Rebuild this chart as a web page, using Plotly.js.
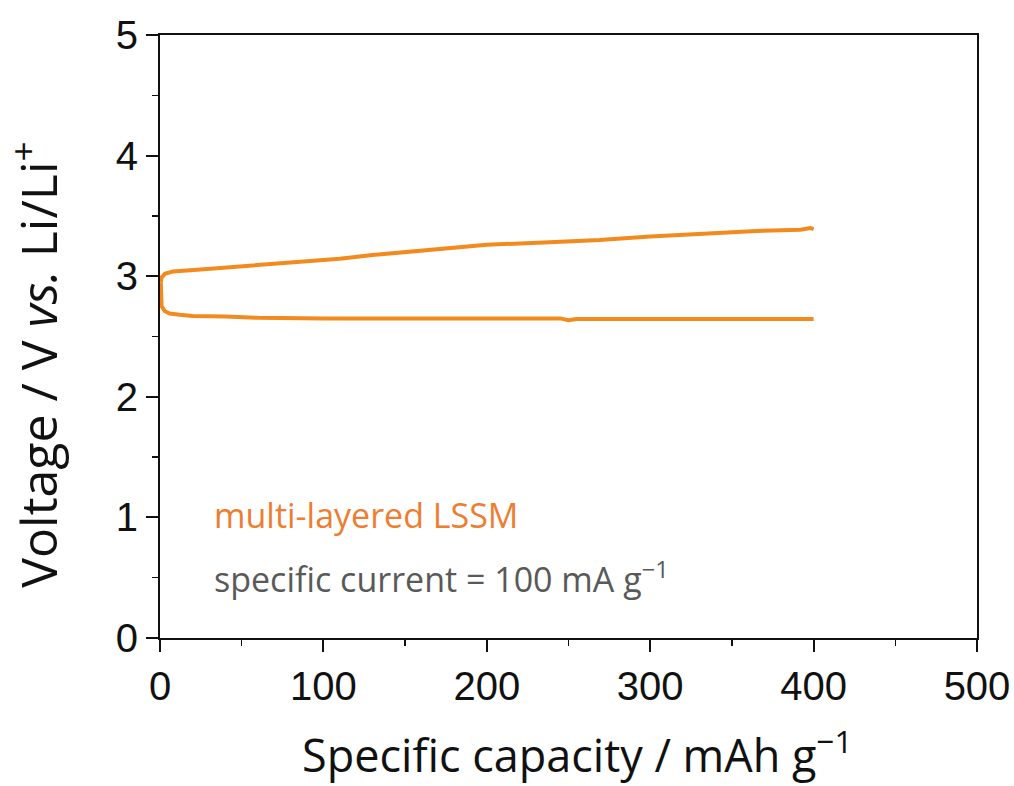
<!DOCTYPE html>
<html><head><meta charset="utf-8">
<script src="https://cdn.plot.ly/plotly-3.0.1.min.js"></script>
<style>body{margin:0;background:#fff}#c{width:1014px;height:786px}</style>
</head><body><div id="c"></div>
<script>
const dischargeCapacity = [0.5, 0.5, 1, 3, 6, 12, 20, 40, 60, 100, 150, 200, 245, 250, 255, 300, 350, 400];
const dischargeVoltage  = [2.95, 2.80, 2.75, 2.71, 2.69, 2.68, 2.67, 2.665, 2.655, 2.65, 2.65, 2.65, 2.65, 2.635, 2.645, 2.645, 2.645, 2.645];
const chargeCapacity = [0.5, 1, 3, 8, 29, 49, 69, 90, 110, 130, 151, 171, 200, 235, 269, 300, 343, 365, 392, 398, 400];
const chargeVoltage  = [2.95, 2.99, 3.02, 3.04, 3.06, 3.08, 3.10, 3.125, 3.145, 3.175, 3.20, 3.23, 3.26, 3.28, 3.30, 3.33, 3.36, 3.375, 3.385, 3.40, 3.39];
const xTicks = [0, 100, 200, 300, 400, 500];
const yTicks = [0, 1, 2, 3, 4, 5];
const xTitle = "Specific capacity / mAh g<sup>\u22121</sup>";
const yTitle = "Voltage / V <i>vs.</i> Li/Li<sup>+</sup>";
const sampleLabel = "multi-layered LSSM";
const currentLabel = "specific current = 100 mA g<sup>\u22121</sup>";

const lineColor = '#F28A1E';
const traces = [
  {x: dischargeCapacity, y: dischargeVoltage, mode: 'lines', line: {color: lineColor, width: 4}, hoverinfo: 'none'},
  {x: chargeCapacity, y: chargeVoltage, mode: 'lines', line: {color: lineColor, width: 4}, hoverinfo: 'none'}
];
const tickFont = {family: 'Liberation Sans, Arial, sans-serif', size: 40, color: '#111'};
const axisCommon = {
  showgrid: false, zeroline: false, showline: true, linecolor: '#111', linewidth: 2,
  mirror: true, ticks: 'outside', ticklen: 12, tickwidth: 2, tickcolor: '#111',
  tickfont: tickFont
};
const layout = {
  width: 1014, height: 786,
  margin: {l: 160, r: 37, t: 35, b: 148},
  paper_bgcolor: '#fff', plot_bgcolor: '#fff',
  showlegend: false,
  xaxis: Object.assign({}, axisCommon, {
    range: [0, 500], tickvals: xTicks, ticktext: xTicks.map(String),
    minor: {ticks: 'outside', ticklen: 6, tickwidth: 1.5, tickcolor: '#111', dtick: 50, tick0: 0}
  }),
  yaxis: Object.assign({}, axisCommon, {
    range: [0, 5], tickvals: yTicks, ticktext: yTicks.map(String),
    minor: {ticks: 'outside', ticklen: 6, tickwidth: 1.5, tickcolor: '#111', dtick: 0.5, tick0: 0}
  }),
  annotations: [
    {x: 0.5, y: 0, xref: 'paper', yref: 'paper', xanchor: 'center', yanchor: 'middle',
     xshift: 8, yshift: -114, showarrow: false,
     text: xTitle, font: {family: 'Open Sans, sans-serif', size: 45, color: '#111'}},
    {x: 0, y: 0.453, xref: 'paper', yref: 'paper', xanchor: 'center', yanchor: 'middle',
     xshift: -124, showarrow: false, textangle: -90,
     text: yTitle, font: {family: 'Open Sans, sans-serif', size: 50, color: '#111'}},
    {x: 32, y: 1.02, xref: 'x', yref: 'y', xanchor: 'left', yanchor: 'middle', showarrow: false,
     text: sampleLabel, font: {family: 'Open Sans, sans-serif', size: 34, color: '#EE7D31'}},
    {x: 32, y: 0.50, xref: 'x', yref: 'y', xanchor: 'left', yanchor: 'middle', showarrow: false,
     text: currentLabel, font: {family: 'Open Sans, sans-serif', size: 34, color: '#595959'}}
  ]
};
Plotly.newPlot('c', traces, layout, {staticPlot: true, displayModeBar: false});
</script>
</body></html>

**TASK TO COMPLETE**
Drop the images and repeat the data exactly.

**THE RESULT**
Rebuild this chart as a web page, using Plotly.js.
<!DOCTYPE html>
<html><head><meta charset="utf-8">
<script src="https://cdn.plot.ly/plotly-3.0.1.min.js"></script>
<style>body{margin:0;background:#fff}#c{width:1014px;height:786px}</style>
</head><body><div id="c"></div>
<script>
const dischargeCapacity = [0.5, 0.5, 1, 3, 6, 12, 20, 40, 60, 100, 150, 200, 245, 250, 255, 300, 350, 400];
const dischargeVoltage  = [2.95, 2.80, 2.75, 2.71, 2.69, 2.68, 2.67, 2.665, 2.655, 2.65, 2.65, 2.65, 2.65, 2.635, 2.645, 2.645, 2.645, 2.645];
const chargeCapacity = [0.5, 1, 3, 8, 29, 49, 69, 90, 110, 130, 151, 171, 200, 235, 269, 300, 343, 365, 392, 398, 400];
const chargeVoltage  = [2.95, 2.99, 3.02, 3.04, 3.06, 3.08, 3.10, 3.125, 3.145, 3.175, 3.20, 3.23, 3.26, 3.28, 3.30, 3.33, 3.36, 3.375, 3.385, 3.40, 3.39];
const xTicks = [0, 100, 200, 300, 400, 500];
const yTicks = [0, 1, 2, 3, 4, 5];
const xTitle = "Specific capacity / mAh g<sup>\u22121</sup>";
const yTitle = "Voltage / V <i>vs.</i> Li/Li<sup>+</sup>";
const sampleLabel = "multi-layered LSSM";
const currentLabel = "specific current = 100 mA g<sup>\u22121</sup>";

const lineColor = '#F28A1E';
const traces = [
  {x: dischargeCapacity, y: dischargeVoltage, mode: 'lines', line: {color: lineColor, width: 4}, hoverinfo: 'none'},
  {x: chargeCapacity, y: chargeVoltage, mode: 'lines', line: {color: lineColor, width: 4}, hoverinfo: 'none'}
];
const tickFont = {family: 'Liberation Sans, Arial, sans-serif', size: 40, color: '#111'};
const axisCommon = {
  showgrid: false, zeroline: false, showline: true, linecolor: '#111', linewidth: 2,
  mirror: true, ticks: 'outside', ticklen: 12, tickwidth: 2, tickcolor: '#111',
  tickfont: tickFont
};
const layout = {
  width: 1014, height: 786,
  margin: {l: 160, r: 37, t: 35, b: 148},
  paper_bgcolor: '#fff', plot_bgcolor: '#fff',
  showlegend: false,
  xaxis: Object.assign({}, axisCommon, {
    range: [0, 500], tickvals: xTicks, ticktext: xTicks.map(String),
    minor: {ticks: 'outside', ticklen: 6, tickwidth: 1.5, tickcolor: '#111', dtick: 50, tick0: 0}
  }),
  yaxis: Object.assign({}, axisCommon, {
    range: [0, 5], tickvals: yTicks, ticktext: yTicks.map(String),
    minor: {ticks: 'outside', ticklen: 6, tickwidth: 1.5, tickcolor: '#111', dtick: 0.5, tick0: 0}
  }),
  annotations: [
    {x: 0.5, y: 0, xref: 'paper', yref: 'paper', xanchor: 'center', yanchor: 'middle',
     xshift: 8, yshift: -114, showarrow: false,
     text: xTitle, font: {family: 'Open Sans, sans-serif', size: 45, color: '#111'}},
    {x: 0, y: 0.453, xref: 'paper', yref: 'paper', xanchor: 'center', yanchor: 'middle',
     xshift: -124, showarrow: false, textangle: -90,
     text: yTitle, font: {family: 'Open Sans, sans-serif', size: 50, color: '#111'}},
    {x: 32, y: 1.02, xref: 'x', yref: 'y', xanchor: 'left', yanchor: 'middle', showarrow: false,
     text: sampleLabel, font: {family: 'Open Sans, sans-serif', size: 34, color: '#EE7D31'}},
    {x: 32, y: 0.50, xref: 'x', yref: 'y', xanchor: 'left', yanchor: 'middle', showarrow: false,
     text: currentLabel, font: {family: 'Open Sans, sans-serif', size: 34, color: '#595959'}}
  ]
};
Plotly.newPlot('c', traces, layout, {staticPlot: true, displayModeBar: false});
</script>
</body></html>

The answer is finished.